Problem description:
Among the lines of data below, reproduce only those from the one with "Output the Python" through the one with "import matplotlib.pyplot as plt", exactly as they stand, both ends included.

Dataset entries:
____

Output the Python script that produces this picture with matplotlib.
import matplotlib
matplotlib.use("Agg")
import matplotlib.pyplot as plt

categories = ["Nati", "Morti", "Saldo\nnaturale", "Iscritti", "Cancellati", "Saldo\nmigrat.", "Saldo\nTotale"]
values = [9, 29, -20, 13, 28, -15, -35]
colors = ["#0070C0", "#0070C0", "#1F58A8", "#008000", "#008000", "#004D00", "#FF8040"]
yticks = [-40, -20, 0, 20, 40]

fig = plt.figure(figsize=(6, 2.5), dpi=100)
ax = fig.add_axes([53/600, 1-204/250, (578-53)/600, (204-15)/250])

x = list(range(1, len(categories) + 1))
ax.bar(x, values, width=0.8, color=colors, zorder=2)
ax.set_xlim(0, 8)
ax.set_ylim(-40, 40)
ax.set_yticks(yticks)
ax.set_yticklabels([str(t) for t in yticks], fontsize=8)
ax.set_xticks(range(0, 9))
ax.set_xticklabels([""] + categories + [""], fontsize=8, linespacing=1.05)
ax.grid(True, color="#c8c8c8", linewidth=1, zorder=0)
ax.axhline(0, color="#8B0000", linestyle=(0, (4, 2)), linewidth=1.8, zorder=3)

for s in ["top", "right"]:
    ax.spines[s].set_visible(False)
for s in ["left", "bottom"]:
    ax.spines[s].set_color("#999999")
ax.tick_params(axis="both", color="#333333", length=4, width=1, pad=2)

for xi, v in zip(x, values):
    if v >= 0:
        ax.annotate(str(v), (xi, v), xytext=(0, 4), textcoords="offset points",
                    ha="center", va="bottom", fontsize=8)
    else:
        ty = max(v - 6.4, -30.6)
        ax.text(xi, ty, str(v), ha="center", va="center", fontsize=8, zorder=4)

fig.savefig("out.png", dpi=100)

____

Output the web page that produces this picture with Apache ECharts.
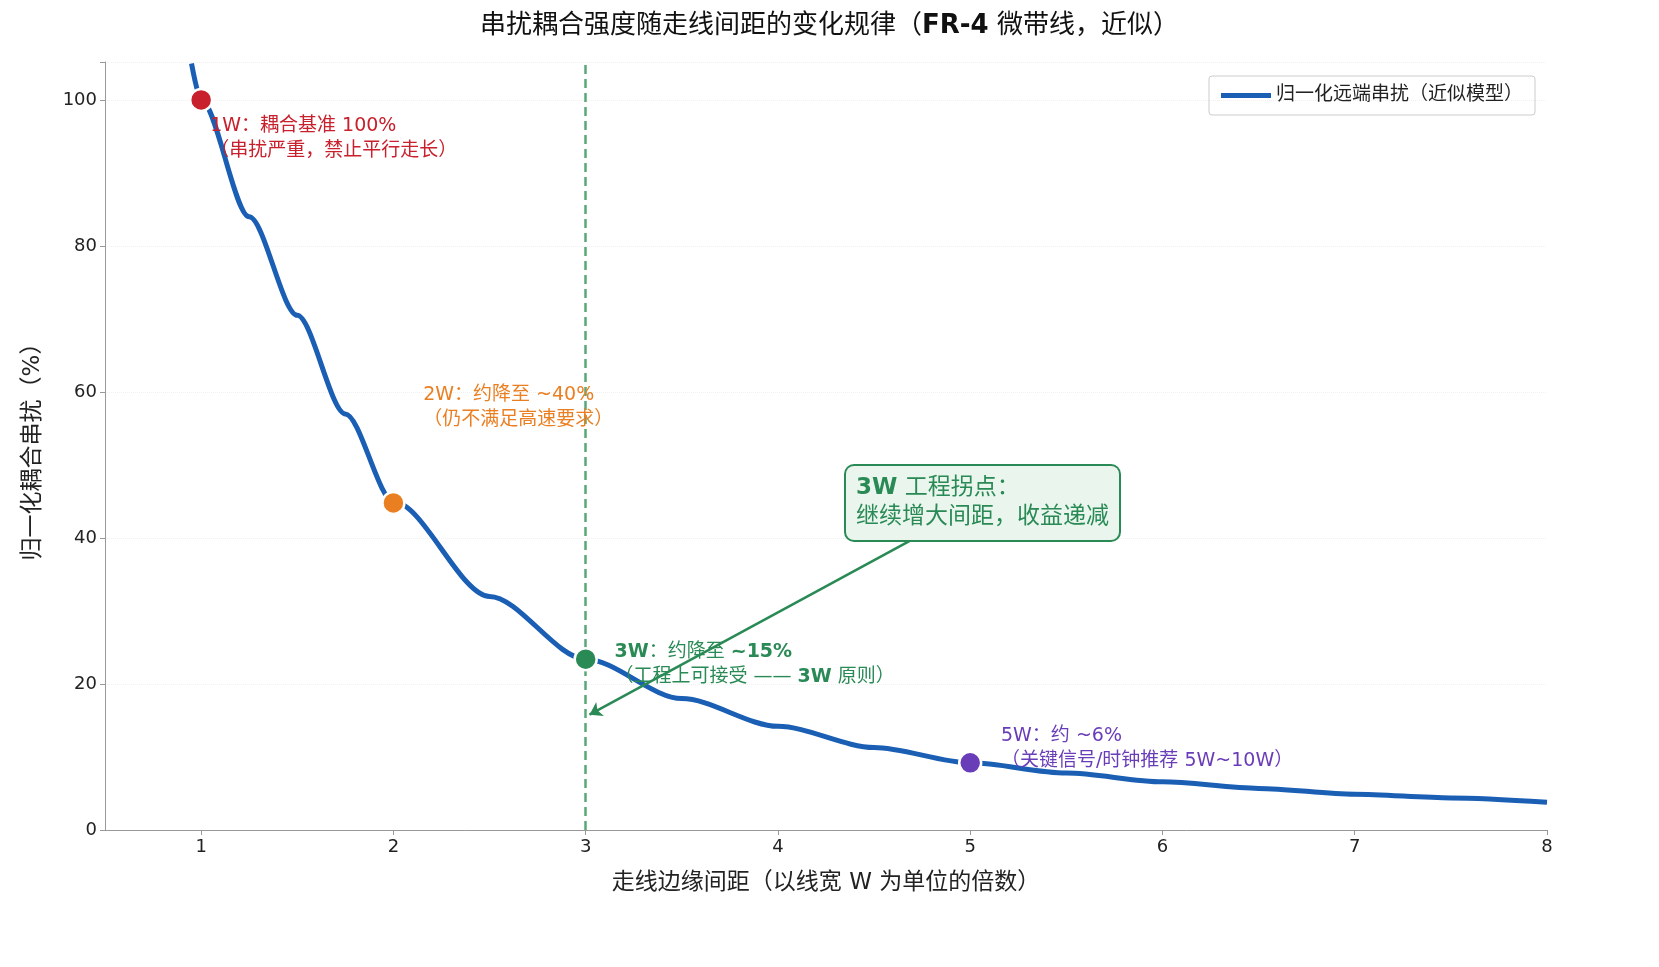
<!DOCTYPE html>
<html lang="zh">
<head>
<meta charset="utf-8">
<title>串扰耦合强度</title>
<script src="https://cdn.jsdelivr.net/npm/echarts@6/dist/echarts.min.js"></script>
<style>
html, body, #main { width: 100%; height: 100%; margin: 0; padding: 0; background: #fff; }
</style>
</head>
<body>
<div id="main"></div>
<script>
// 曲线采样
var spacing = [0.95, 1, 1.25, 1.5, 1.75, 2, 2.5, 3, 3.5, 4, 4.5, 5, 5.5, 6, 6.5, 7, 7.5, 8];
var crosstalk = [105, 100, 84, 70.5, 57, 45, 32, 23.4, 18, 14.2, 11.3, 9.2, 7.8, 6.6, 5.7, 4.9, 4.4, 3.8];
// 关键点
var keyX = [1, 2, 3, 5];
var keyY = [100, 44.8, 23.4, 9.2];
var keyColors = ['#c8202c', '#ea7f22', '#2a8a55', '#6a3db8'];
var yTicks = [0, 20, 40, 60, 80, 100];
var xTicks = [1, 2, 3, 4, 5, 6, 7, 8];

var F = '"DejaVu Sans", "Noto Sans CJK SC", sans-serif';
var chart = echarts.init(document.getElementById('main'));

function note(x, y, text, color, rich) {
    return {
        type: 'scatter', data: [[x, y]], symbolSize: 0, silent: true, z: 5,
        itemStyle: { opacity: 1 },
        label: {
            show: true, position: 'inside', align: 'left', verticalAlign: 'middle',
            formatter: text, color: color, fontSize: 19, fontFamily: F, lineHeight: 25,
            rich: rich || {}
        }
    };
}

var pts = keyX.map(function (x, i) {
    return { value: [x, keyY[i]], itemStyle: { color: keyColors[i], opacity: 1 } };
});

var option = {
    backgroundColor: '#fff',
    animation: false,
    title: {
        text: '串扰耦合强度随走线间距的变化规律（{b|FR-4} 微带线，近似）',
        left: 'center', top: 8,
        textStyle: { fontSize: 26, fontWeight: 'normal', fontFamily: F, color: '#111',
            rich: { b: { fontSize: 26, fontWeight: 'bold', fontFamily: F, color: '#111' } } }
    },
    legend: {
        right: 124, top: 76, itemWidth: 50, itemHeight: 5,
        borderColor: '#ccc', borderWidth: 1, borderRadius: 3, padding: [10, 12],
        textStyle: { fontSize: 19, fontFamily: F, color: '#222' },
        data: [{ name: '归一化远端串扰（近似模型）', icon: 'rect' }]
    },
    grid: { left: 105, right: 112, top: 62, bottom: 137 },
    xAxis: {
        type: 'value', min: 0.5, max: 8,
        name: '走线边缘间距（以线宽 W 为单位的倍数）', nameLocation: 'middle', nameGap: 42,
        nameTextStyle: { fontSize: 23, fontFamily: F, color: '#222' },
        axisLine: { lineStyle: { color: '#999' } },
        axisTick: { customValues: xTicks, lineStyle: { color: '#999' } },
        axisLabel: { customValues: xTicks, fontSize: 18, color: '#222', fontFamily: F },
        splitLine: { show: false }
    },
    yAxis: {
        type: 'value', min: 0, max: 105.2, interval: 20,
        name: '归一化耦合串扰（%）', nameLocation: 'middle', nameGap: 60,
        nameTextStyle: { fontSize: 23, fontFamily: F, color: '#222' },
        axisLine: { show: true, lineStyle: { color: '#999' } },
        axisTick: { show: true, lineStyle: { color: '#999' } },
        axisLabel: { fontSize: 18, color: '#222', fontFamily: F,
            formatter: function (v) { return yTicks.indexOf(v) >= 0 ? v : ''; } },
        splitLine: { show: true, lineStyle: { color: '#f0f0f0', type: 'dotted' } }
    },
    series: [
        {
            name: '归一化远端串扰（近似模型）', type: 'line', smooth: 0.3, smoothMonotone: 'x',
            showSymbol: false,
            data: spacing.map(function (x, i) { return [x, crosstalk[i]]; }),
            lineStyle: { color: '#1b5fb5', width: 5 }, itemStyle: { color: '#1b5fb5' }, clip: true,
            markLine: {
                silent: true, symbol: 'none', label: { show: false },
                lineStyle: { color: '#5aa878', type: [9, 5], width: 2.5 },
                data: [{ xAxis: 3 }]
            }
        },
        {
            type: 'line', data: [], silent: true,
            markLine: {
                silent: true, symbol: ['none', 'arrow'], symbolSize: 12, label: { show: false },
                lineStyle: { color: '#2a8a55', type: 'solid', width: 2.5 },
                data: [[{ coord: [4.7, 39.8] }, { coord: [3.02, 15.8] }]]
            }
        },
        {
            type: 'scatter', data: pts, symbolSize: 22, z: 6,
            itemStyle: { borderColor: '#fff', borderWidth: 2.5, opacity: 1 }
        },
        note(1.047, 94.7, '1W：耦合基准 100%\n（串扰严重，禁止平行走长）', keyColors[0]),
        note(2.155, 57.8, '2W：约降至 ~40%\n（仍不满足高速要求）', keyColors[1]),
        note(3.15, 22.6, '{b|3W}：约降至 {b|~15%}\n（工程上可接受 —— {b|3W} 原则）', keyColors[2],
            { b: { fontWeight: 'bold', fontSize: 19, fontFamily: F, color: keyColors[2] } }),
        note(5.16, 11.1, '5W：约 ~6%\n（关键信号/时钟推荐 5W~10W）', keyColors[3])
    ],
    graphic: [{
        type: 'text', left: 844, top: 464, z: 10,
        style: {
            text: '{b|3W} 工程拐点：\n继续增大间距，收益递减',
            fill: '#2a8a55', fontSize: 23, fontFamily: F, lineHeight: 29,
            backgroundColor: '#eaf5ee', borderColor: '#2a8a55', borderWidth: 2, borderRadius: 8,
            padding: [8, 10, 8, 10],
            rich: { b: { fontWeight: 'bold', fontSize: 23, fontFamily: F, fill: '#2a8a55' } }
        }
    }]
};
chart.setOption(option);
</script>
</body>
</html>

____

Response to this exercise:
Output the Python script that produces this picture with matplotlib.
import matplotlib
matplotlib.use("Agg")
import matplotlib.pyplot as plt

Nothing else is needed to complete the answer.